Wrocławianki w minionym sezonie wyrosły na główne rywalki Pszczółek. Oba zespoły mierzyły się ze sobą w sumie pięciokrotnie i większość z tych meczów była bardzo wyrównana.
W Lublinie Ślęza prowadziła już 15 punktami, żeby ostatecznie przegrać po dogrywce 83:88. We Wrocławiu także była dogrywka, w której gospodynie zapewniły sobie zwycięstwo dzięki rzutowi oddanemu równo z końcową syreną. W finale Pucharu Polski lepsze okazały się akademiczki, ale już rywalizację w ćwierćfinale play-off rozstrzygnęły na swoją korzyść zawodniczki Ślęzy, dość gładko wygrywając w dwóch spotkaniach.

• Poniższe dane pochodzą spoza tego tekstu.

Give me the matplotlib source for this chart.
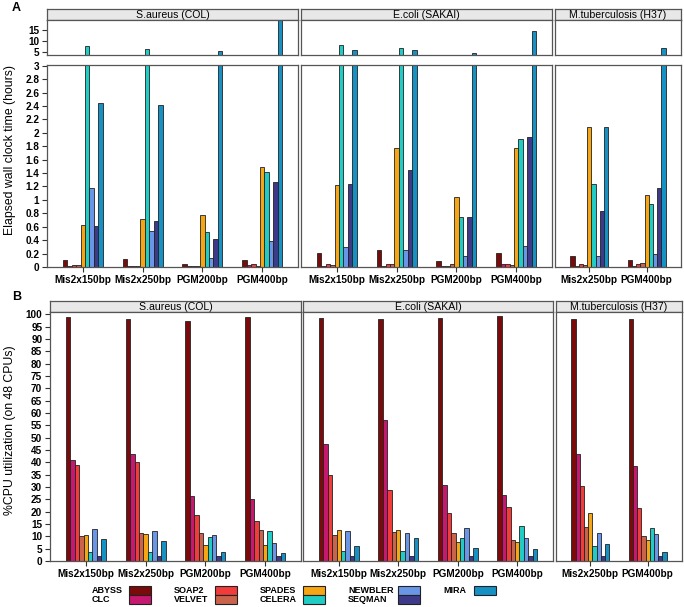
import matplotlib
matplotlib.use("Agg")
import matplotlib.pyplot as plt
from matplotlib.patches import Rectangle
import numpy as np

plt.rcParams['font.family'] = ['Liberation Sans', 'DejaVu Sans']

assemblers = ["ABYSS", "CLC", "SOAP2", "VELVET", "SPADES", "CELERA", "NEWBLER", "SEQMAN", "MIRA"]
colors = ["#7B0A0A", "#C6186E", "#F23B3B", "#C9634B", "#F6A614", "#21CCC4", "#6A96E8", "#3E3A8A", "#1591C4"]

organisms = ["S.aureus (COL)", "E.coli (SAKAI)", "M.tuberculosis (H37)"]
datasets = {
    "S.aureus (COL)": ["Mis2x150bp", "Mis2x250bp", "PGM200bp", "PGM400bp"],
    "E.coli (SAKAI)": ["Mis2x150bp", "Mis2x250bp", "PGM200bp", "PGM400bp"],
    "M.tuberculosis (H37)": ["Mis2x250bp", "PGM400bp"],
}

# Elapsed wall clock time (hours); rows = datasets, cols = assemblers
time_saureus = [
    [0.10, 0.015, 0.025, 0.025, 0.63, 7.7, 1.17, 0.61, 2.44],
    [0.12, 0.010, 0.015, 0.020, 0.72, 6.4, 0.53, 0.68, 2.41],
    [0.045, 0.010, 0.010, 0.015, 0.77, 0.52, 0.14, 0.41, 5.45],
    [0.11, 0.025, 0.040, 0.020, 1.49, 1.42, 0.38, 1.27, 20.0],
]
time_ecoli = [
    [0.21, 0.015, 0.050, 0.035, 1.22, 8.0, 0.30, 1.24, 5.9],
    [0.26, 0.015, 0.050, 0.045, 1.78, 6.95, 0.26, 1.44, 6.05],
    [0.09, 0.015, 0.020, 0.050, 1.04, 0.74, 0.16, 0.75, 4.4],
    [0.21, 0.040, 0.050, 0.035, 1.78, 1.90, 0.32, 1.94, 14.7],
]
time_mtb = [
    [0.17, 0.015, 0.045, 0.030, 2.09, 1.23, 0.17, 0.83, 2.09],
    [0.11, 0.020, 0.040, 0.055, 1.08, 0.94, 0.20, 1.17, 6.7],
]

# %CPU utilization (on 48 CPUs)
cpu_saureus = [
    [98.8, 40.8, 39.0, 10.0, 10.5, 3.5, 13.0, 2.0, 8.8],
    [98.2, 43.2, 40.2, 11.2, 10.8, 3.5, 12.0, 2.0, 8.2],
    [97.4, 26.4, 18.6, 11.3, 6.6, 9.8, 10.5, 2.0, 3.7],
    [99.0, 25.1, 16.3, 12.7, 6.6, 12.0, 7.1, 2.0, 3.2],
]
cpu_ecoli = [
    [98.4, 47.6, 34.9, 10.5, 12.6, 4.0, 12.0, 2.0, 5.9],
    [98.2, 57.0, 28.7, 11.8, 12.4, 4.0, 11.4, 2.0, 9.5],
    [98.5, 30.6, 19.3, 11.3, 7.8, 9.5, 13.2, 2.0, 5.3],
    [99.1, 26.8, 21.9, 8.5, 7.8, 14.0, 9.4, 2.0, 4.8],
]
cpu_mtb = [
    [98.1, 43.3, 30.2, 13.7, 19.3, 6.0, 11.4, 2.0, 7.0],
    [98.1, 38.3, 21.5, 10.0, 8.6, 13.2, 11.0, 2.0, 3.5],
]

time_data = {"S.aureus (COL)": time_saureus, "E.coli (SAKAI)": time_ecoli, "M.tuberculosis (H37)": time_mtb}
cpu_data = {"S.aureus (COL)": cpu_saureus, "E.coli (SAKAI)": cpu_ecoli, "M.tuberculosis (H37)": cpu_mtb}

W, H = 684, 607
fig = plt.figure(figsize=(W / 100, H / 100), dpi=100)


def rect(l, t, r, b):
    return [l / W, 1 - b / H, (r - l) / W, (b - t) / H]


FRAME = "#555555"
TICKFS = 7.2


def style(ax):
    for s in ax.spines.values():
        s.set_color(FRAME)
        s.set_linewidth(0.9)
    ax.tick_params(axis='both', length=3.5, width=0.8, color="#333333", labelsize=TICKFS, pad=2)
    for lab in ax.get_yticklabels() + ax.get_xticklabels():
        lab.set_fontweight('bold')


def strip(l, t, r, b, text):
    ax = fig.add_axes(rect(l, t, r, b))
    ax.set_facecolor("#E8E8E8")
    ax.set_xticks([])
    ax.set_yticks([])
    for s in ax.spines.values():
        s.set_color(FRAME)
        s.set_linewidth(0.9)
    ax.text(0.5, 0.45, text, ha='center', va='center', fontsize=7.6, transform=ax.transAxes)


nb = len(assemblers)
bw = (2.0 / 3.0) / nb


def draw_bars(ax, values, n):
    vals = np.array(values)
    x = np.arange(1, n + 1)
    for i in range(nb):
        off = (i - (nb - 1) / 2) * bw
        ax.bar(x + off, vals[:, i], width=bw, color=colors[i], edgecolor="#222222", linewidth=0.6, zorder=2)
    ax.set_xlim(0.4, n + 0.6)


# ---------------- Panel A ----------------
colsA = [(47, 298), (301, 552), (555, 681)]
for k, org in enumerate(organisms):
    l, r = colsA[k]
    n = len(datasets[org])
    strip(l, 9, r, 20, org)
    axu = fig.add_axes(rect(l, 20, r, 55))
    draw_bars(axu, time_data[org], n)
    axu.set_ylim(3.6, 19.7)
    axu.set_xticks([])
    if k == 0:
        axu.set_yticks([5, 10, 15])
    else:
        axu.set_yticks([])
    style(axu)
    axl = fig.add_axes(rect(l, 65, r, 267))
    draw_bars(axl, time_data[org], n)
    axl.set_ylim(0, 3.01)
    axl.set_xticks(np.arange(1, n + 1))
    axl.set_xticklabels(datasets[org])
    axl.tick_params(axis='x', length=0, pad=5)
    if k == 0:
        yt = np.round(np.arange(0, 3.01, 0.2), 1)
        axl.set_yticks(yt)
        axl.set_yticklabels(["%g" % v for v in yt])
    else:
        axl.set_yticks([])
    style(axl)

# ---------------- Panel B ----------------
colsB = [(50, 301), (303, 553), (556, 682)]
for k, org in enumerate(organisms):
    l, r = colsB[k]
    n = len(datasets[org])
    strip(l, 301, r, 312, org)
    ax = fig.add_axes(rect(l, 312, r, 561))
    draw_bars(ax, cpu_data[org], n)
    ax.set_ylim(0, 100.9)
    ax.set_xticks(np.arange(1, n + 1))
    ax.set_xticklabels(datasets[org])
    ax.tick_params(axis='x', length=0, pad=5)
    if k == 0:
        ax.set_yticks(np.arange(0, 101, 5))
    else:
        ax.set_yticks([])
    style(ax)

# Labels
fig.text(12 / W, 1 - 8 / H, "A", fontsize=9, fontweight='bold', ha='left', va='center')
fig.text(12 / W, 1 - 297 / H, "B", fontsize=9, fontweight='bold', ha='left', va='center')
fig.text(10 / W, 1 - 150 / H, "Elapsed wall clock time (hours)", rotation=90, fontsize=8.8, ha='center', va='center')
fig.text(10 / W, 1 - 430 / H, "%CPU utilization (on 48 CPUs)", rotation=90, fontsize=8.8, ha='center', va='center')

# Legend
leg_cols = [(92, 129), (174, 215), (260, 303), (348, 398), (443, 474)]
rows_y = [(586, 594.5), (594.5, 604)]
for c, (tx, px) in enumerate(leg_cols):
    for rr in range(2):
        idx = c * 2 + rr
        if idx >= nb:
            continue
        t, b = rows_y[rr]
        fig.text(tx / W, 1 - ((t + b) / 2 + 0.5) / H, assemblers[idx], fontsize=6.5, fontweight='bold',
                 ha='left', va='center')
        fig.patches.append(Rectangle((px / W, 1 - b / H), 22 / W, (b - t) / H, transform=fig.transFigure,
                                     facecolor=colors[idx], edgecolor="#222222", linewidth=0.8))

fig.savefig("out.png", dpi=100)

I właśnie za odebranie medalowej szansy lublinianki będą chciały się zrewanżować dziś rywalkom.
Po letnich wzmocnieniach Pszczółka dysponuje znacznie mocniejszą kadrą niż przed rokiem. Z poprzedniego sezonu pozostało siedem zawodniczek, do nich dokooptowano pięć nowych. I o ile Dorota Mistygacz oraz Agata Dobrowolska wciąż pracują nad osiągnięciem wysokiej dyspozycji, o tyle Tess Madgen, Uju Ugoka i Aliyyah Handford z marszu zaczęły stanowić o sile lubelskiej ekipy. Niestety, występ Amerykanki, która opuściła też ostatnie spotkanie z MKK Siedlce, stoi pod znakiem zapytania.
Nawet bez niej lubelską ekipę stać jednak na ogranie Ślęzy. Trzeba zagrać na dużej koncentracji od samego początku, bo wrocławianki zrobią wszystko, żeby zrehabilitować się za sobotnią porażkę z Wisłą, z którą przez większość meczu prowadziły. Znów zagrają jednak osłabione – bez kontuzjowanych Kourtney Treffers i Agnieszki Majewskiej.